We often presume creativity is the domain of youth, that great artists are young geniuses, brash and brilliant iconoclasts. Arthur Rimbaud, Pablo Picasso, T.S. Eliot, Orson Welles, F. Scott Fitzgerald and Jasper Johns all revolutionized their artistic disciplines in their teens or 20s. (Picasso, for example, created the first cubist paintings at 25, and Welles made "Citizen Kane" at 25.) These artists made dramatic, inspired discoveries based on important new ideas, which they often encapsulated in individual masterpieces.

But there's another path to artistic success, one that doesn't rely on sudden flashes of insight but on the trial-and-error accumulation of knowledge that ultimately leads to novel manifestations of wisdom and judgment. This is Eastwood's and Bourgeois' path — and it was the path for a host of other artists: Titian and Rembrandt, Monet and Rodin, Frank Lloyd Wright and Le Corbusier, Mark Twain and Henry James, Robert Frost and Elizabeth Bishop, to name a few. (Twain wrote "Tom Sawyer" at 41 and bettered it with "Huckleberry Finn" at 50; Wright completed Fallingwater at 72 and worked on the Guggenheim Museum until his death at 91.)

Paul Cézanne is the archetype of this kind of experimental innovator. After failing the entrance exam for the prestigious École des Beaux-Arts, he left Paris frustrated by his inability to compete with the precocious young artists who congregated in the city's cafes. He formulated his artistic goal, of bringing solidity to Impressionism, only after the age of 30, then spent more than three decades in seclusion in his home in Aix, painstakingly developing his mature style trying to represent the beauty of his native Provence. Finally, in his 60s, he created the masterpieces that influenced every important artist of the next generation.

Frost also matured slowly. He dropped out of Dartmouth and then Harvard, and in his late 20s moved to a farm in rural New Hampshire. His poetic goal was to capture what he called the "sound of sense," the words and cadence of his neighbors' speech. He published his most famous poem, "Stopping by Woods on a Snowy Evening," at 49.

At 63, Frost reflected that although young people have sudden flashes of insight, "it is later in the dark of life that you see forms, constellations. And it is the constellations that are philosophy."

These two creative life cycles stem from differences in both goals and methods. Conceptual innovators aim to express new ideas or particular emotions. Their confidence and certainty allow them to achieve this quickly, often by radically breaking rules of disciplines they have just entered. In contrast, experimental innovators try to describe what they see or hear. Their careers are quests for styles that capture the complexity and richness of the world they live in.

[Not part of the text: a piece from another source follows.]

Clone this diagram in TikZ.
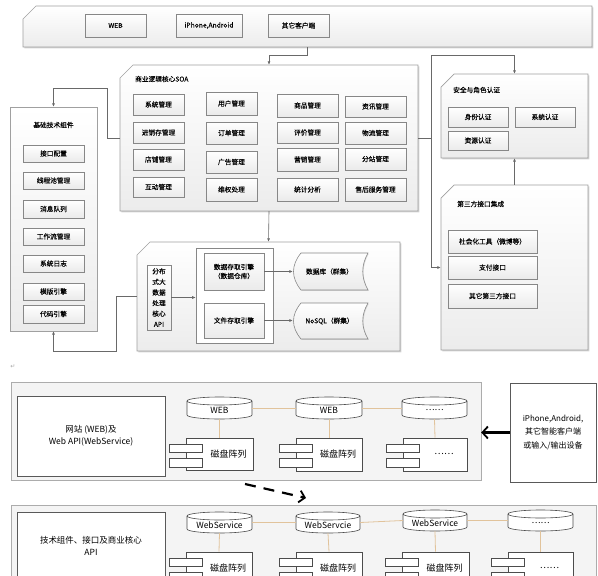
\documentclass[tikz,border=0pt]{standalone}
\usepackage{fontspec}
\setmainfont{Noto Sans CJK SC}
\newfontfamily\smf{Noto Sans CJK SC}[FakeBold=0.15]
\newfontfamily\symf{DejaVu Sans}
\usetikzlibrary{arrows.meta,shadows,calc,fit}
\definecolor{tanl}{RGB}{225,195,155}
\definecolor{bord}{RGB}{135,135,135}
\definecolor{cbord}{RGB}{160,160,160}
\definecolor{conc}{RGB}{105,105,105}
\tikzset{
  ibox/.style={draw=bord, line width=0.6pt, top color=white, bottom color=gray!16,
    inner sep=0pt, align=center, font=\smf\fontsize{6.7}{9}\selectfont,
    drop shadow={shadow xshift=0.8pt, shadow yshift=-0.8pt, opacity=0.25}},
  cont/.style={draw=cbord, line width=0.7pt, top color=white, bottom color=gray!15,
    drop shadow={shadow xshift=1.3pt, shadow yshift=-1.3pt, opacity=0.35}},
  plainc/.style={draw=cbord, line width=0.7pt, top color=white, bottom color=gray!15,
    drop shadow={shadow xshift=1.3pt, shadow yshift=-1.3pt, opacity=0.35}},
  ttl/.style={inner sep=0pt, font=\smf\fontsize{6.7}{8}\selectfont},
  conn/.style={draw=conc, line width=0.6pt, -{Latex[length=3.5pt,width=3pt]}},
  tanline/.style={draw=tanl, line width=0.8pt},
  sect/.style={draw=gray!65, line width=0.7pt, fill=gray!9},
  wbox/.style={draw=black!65, line width=0.6pt, fill=white, inner sep=0pt, align=center},
  cylst/.style={draw=black!70, line width=0.6pt, fill=white},
  compst/.style={draw=black!70, line width=0.6pt, fill=white, inner sep=0pt},
  bigarrow/.style={line width=2.2pt, -{Straight Barb[length=5.5pt,width=12pt,line width=1.8pt]}},
  dasharrow/.style={line width=2.2pt, dash pattern=on 11pt off 8pt, -{Straight Barb[length=5.5pt,width=12pt,line width=1.8pt]}}
}
% chamfered container: style, name, x1, y1, x2, y2
\newcommand\chbox[6][cont]{%
  \path[#1] (#3,#4+13) -- (#3+13,#4) -- (#5,#4) -- (#5,#6) -- (#3,#6) -- cycle;
  \node[inner sep=0pt, fit={(#3,#4) (#5,#6)}] (#2) {};}
% inner box: options, name, x1, y1, x2, y2, text
\newcommand\bx[7][]{%
  \node[ibox, minimum width={(#5-#3)*1pt}, minimum height={(#6-#4)*1pt}, #1]
    (#2) at ({(#3+#5)/2},{(#4+#6)/2}) {#7};}
% cylinder: name, x1, y1, x2, y2, text
\newcommand\cyl[6]{%
  \path[cylst] (#2,#3+4) -- (#2,#5-4) arc[start angle=180,end angle=360,x radius={(#4-#2)/2*1pt},y radius=4pt]
     -- (#4,#3+4) arc[start angle=0,end angle=180,x radius={(#4-#2)/2*1pt},y radius=4pt] -- cycle;
  \draw[cylst, fill=none] (#2,#3+4) arc[start angle=180,end angle=360,x radius={(#4-#2)/2*1pt},y radius=4pt];
  \node[inner sep=0pt, minimum width={(#4-#2)*1pt}, minimum height={(#5-#3)*1pt},
     font=\fontsize{8.5}{10}\selectfont] (#1) at ({(#2+#4)/2},{(#3+#5)/2}) {};
  \node[inner sep=0pt, font=\fontsize{8.5}{10}\selectfont] (#1t) at ({(#2+#4)/2},{(#3+#5)/2+2.5}) {#6};}
% component: name, x1, y1, x2, y2, text
\newcommand\comp[6]{%
  \node[compst, minimum width={(#4-#2)*1pt}, minimum height={(#5-#3)*1pt}]
     (#1) at ({(#2+#4)/2},{(#3+#5)/2}) {};
  \path[compst] (#2-17,#3+6) rectangle (#2+16,#3+14);
  \path[compst] (#2-17,#3+20) rectangle (#2+16,#3+29);
  \node[inner sep=0pt, font=\fontsize{9}{10}\selectfont] (#1t) at ({(#2+#4)/2+9},#3+16) {#6};}
% stored data: name, x1, y1, x2, y2, text
\newcommand\stor[6]{%
  \path[ibox] (#2+8,#3) -- (#4,#3) .. controls (#4-7,{#3+(#5-#3)/3}) and (#4-7,{#5-(#5-#3)/3}) .. (#4,#5)
     -- (#2+8,#5) .. controls (#2-2,{#5-(#5-#3)/3}) and (#2-2,{#3+(#5-#3)/3}) .. (#2+8,#3) -- cycle;
  \node[inner sep=0pt, minimum width={(#4-#2)*1pt}, minimum height={(#5-#3)*1pt}] (#1) at ({(#2+#4)/2},{(#3+#5)/2}) {};
  \node[inner sep=0pt, font=\smf\fontsize{6.7}{9}\selectfont] (#1t) at ({(#2+#4)/2-1},{(#3+#5)/2}) {#6};}

\begin{document}
\begin{tikzpicture}[x=1pt,y=-1pt]
\useasboundingbox (0,0) rectangle (598,576);
\clip (0,0) rectangle (598,576);

% ---------- top client bar ----------
\chbox{bar}{23}{6}{592}{47}
\bx{cweb}{85}{14}{146}{37}{WEB}
\bx{cios}{176}{14}{242}{37}{iPhone,Android}
\bx{coth}{268}{14}{329}{37}{其它客户端}

% ---------- SOA ----------
\chbox{soa}{120}{65}{418}{211}
\node[ttl, anchor=west] (soat) at (135,79) {商业逻辑核心SOA};
\bx{s11}{133}{94}{184}{115}{系统管理}
\bx{s21}{133}{122}{184}{143}{进销存管理}
\bx{s31}{133}{149}{184}{170}{店铺管理}
\bx{s41}{133}{177}{184}{197}{互动管理}
\bx{s12}{206}{92}{257}{115}{用户管理}
\bx{s22}{206}{122}{257}{144}{订单管理}
\bx{s32}{206}{151}{257}{173}{广告管理}
\bx{s42}{206}{178}{257}{201}{维权处理}
\bx{s13}{277}{94}{338}{117}{商品管理}
\bx{s23}{277}{122}{338}{143}{评价管理}
\bx{s33}{277}{148}{338}{171}{营销管理}
\bx{s43}{277}{178}{338}{201}{统计分析}
\bx{s14}{345}{96}{406}{117}{资讯管理}
\bx{s24}{345}{122}{406}{144}{物流管理}
\bx{s34}{345}{148}{406}{170}{分站管理}
\bx{s44}{345}{178}{406}{201}{售后服务管理}

% ---------- base components ----------
\path[plainc] (10,107) rectangle (97,331);
\node[inner sep=0pt, fit={(10,107) (97,331)}] (base) {};
\node[ttl] (baset) at (53.5,125) {基础技术组件};
\bx{b1}{23}{145}{84}{162}{接口配置}
\bx{b2}{23}{172}{84}{189}{线程池管理}
\bx{b3}{23}{200}{84}{218}{消息队列}
\bx{b4}{23}{228}{84}{245}{工作流管理}
\bx{b5}{23}{255}{84}{272}{系统日志}
\bx{b6}{23}{283}{84}{300}{模版引擎}
\bx{b7}{23}{305}{84}{323}{代码引擎}

% ---------- security ----------
\chbox{sec}{441}{74}{588}{158}
\node[ttl, anchor=west] (sect) at (453,90) {安全与角色认证};
\bx{r1}{448}{107}{508}{127}{身份认证}
\bx{r2}{515}{107}{575}{127}{系统认证}
\bx{r3}{448}{131}{508}{150}{资源认证}

% ---------- third party ----------
\chbox{third}{441}{185}{588}{350}
\node[ttl, anchor=west] (thirdt) at (457,204) {第三方接口集成};
\bx{p1}{448}{230}{537}{253}{社会化工具（微博等）}
\bx{p2}{448}{256}{537}{279}{支付接口}
\bx{p3}{448}{284}{537}{308}{其它第三方接口}

% ---------- data ----------
\chbox{data}{137}{242}{400}{351}
\bx[font=\smf\fontsize{6.7}{10.6}\selectfont]{api}{147}{265}{171}{330}{分布\\式大\\数据\\处理\\核心\\API}
\node[draw=bord, line width=0.6pt, fill=white, inner sep=0pt, minimum width=77pt, minimum height=95pt] (grp) at (234.5,295.5) {};
\bx{e1}{204}{253}{264}{290}{数据存取引擎\\（数据仓库）}
\bx{e2}{204}{303}{264}{338}{文件存取引擎}
\stor{st1}{293}{253}{368}{290}{数据库（群集）}
\stor{st2}{293}{303}{368}{339}{NoSQL（群集）}
\draw[conn] (api.east) -- (api.east -| grp.west);
\draw[conn] (e1.east) -- (e1.east -| st1.west);
\draw[conn] (e2.east) -- (e2.east -| st2.west);

% ---------- connectors ----------
\coordinate (t1) at (307,47);
\draw[conn] (t1) -- ++(0,8) -| (soa.north);
\draw[conn] (soa.west) -- ++(-13,0) |- ($(base.north)+(0,-19)$) -- (base.north);
\draw[conn] (soa.east) -- ++(13,0) |- ($(sec.north)+(0,-19)$) -- (sec.north);
\draw[conn] (soa.east) -- ++(13,0) |- (third.west);
\draw[conn] (third.north) -- (sec.south);
\draw[conn] (soa.south) -- (data.north);
\draw[conn] (data.west) -- ++(-21,0) |- ($(base.south)+(0,20)$) -- (base.south);

\node[inner sep=0pt, text=gray!70, font=\symf\fontsize{6}{7}\selectfont] (pm) at (13,367) {↵};

% ---------- deployment section 1 ----------
\path[sect] (11,382) rectangle (481,480);
\node[inner sep=0pt, fit={(11,382) (481,480)}] (sec1) {};
\node[wbox, minimum width=148pt, minimum height=80pt, font=\fontsize{8.5}{12}\selectfont] (webbox) at (91,436) {网站 (WEB)及\\Web API(WebService)};
\cyl{c1}{187}{397}{252}{419}{WEB}
\cyl{c2}{296}{397}{362}{419}{WEB}
\cyl{c3}{402}{397}{467}{419}{……}
\draw[tanline] (c1.east) -- (c2.west);
\draw[tanline] (c2.east) -- (c3.west);
\comp{k1}{186}{438}{253}{470}{磁盘阵列}
\comp{k2}{296}{438}{362}{471}{磁盘阵列}
\comp{k3}{403}{438}{467}{471}{……}
\draw[tanline] (c1.south) -- (k1.north);
\draw[tanline] (c2.south) -- (k2.north);
\draw[tanline] (c3.south) -- (k3.north);

\node[wbox, minimum width=86pt, minimum height=99pt, font=\fontsize{8}{13.5}\selectfont] (dev) at (553,432.5) {iPhone,Android,\\其它智能客户端\\或输入/输出设备};
\draw[bigarrow] (dev.west) -- (dev.west -| sec1.east);

\coordinate (d1) at (245,484);
\coordinate (d2) at (306,498);
\draw[dasharrow] (d1) -- (d2);

% ---------- deployment section 2 ----------
\path[sect] (11,505) rectangle (596,600);
\node[inner sep=0pt, fit={(11,505) (596,600)}] (sec2) {};
\path[wbox] (17,512) rectangle (165,600);
\node[inner sep=0pt, fit={(17,512) (165,600)}] (apibox) {};
\node[inner sep=0pt, align=center, font=\fontsize{8.5}{12.5}\selectfont] (apit) at (91,546) {技术组件、接口及商业核心\\API};
\cyl{w1}{187}{512}{252}{533}{WebService}
\cyl{w2}{296}{512}{360}{533}{WebServcie}
\cyl{w3}{403}{510}{467}{531}{WebService}
\cyl{w4}{508}{510}{573}{531}{……}
\draw[tanline] (w1.east) -- (w2.west);
\draw[tanline] (w2.east) -- (w3.west);
\draw[tanline] (w3.east) -- (w4.west);
\comp{m1}{186}{552}{252}{590}{磁盘阵列}
\comp{m2}{296}{552}{362}{590}{磁盘阵列}
\comp{m3}{402}{552}{469}{590}{磁盘阵列}
\comp{m4}{508}{552}{573}{590}{……}
\draw[tanline] (w1.south) -- (m1.north);
\draw[tanline] (w2.south) -- (m2.north);
\draw[tanline] (w3.south) -- (m3.north);
\draw[tanline] (w4.south) -- (m4.north);
\end{tikzpicture}
\end{document}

The cost of ignoring Cézanne's example is tremendous — and not only for the arts. Our society prefers the simplicity and clarity of conceptual innovation in scholarship and business as well. Yet the conceptual Bill Gateses of the business world do not make the experimental Warren Buffetts less important. Recognizing important experimental work can be difficult; these contributions don't always come all at once. Experimental innovators often begin inauspiciously, so it's also dangerously easy to parlay judgments about early work into assumptions about entire careers.

But perhaps the most important lesson is for experimental innovators themselves: Don't give up. There's time to do game-changing work after 30. Great innovators bloom in their 30s (Jackson Pollock), 40s (Virginia Woolf), 50s (Fyodor Dostoevsky), 60s (Cézanne), 70s (Eastwood) and 80s (Bourgeois).

Who knows how many potential Cézannes we are currently losing? What if Eastwood had stopped directing at 52, after the critical failure of "Firefox," his 1982 film about a U.S. fighter pilot who steals a Soviet aircraft equipped with thought-controlled weapons?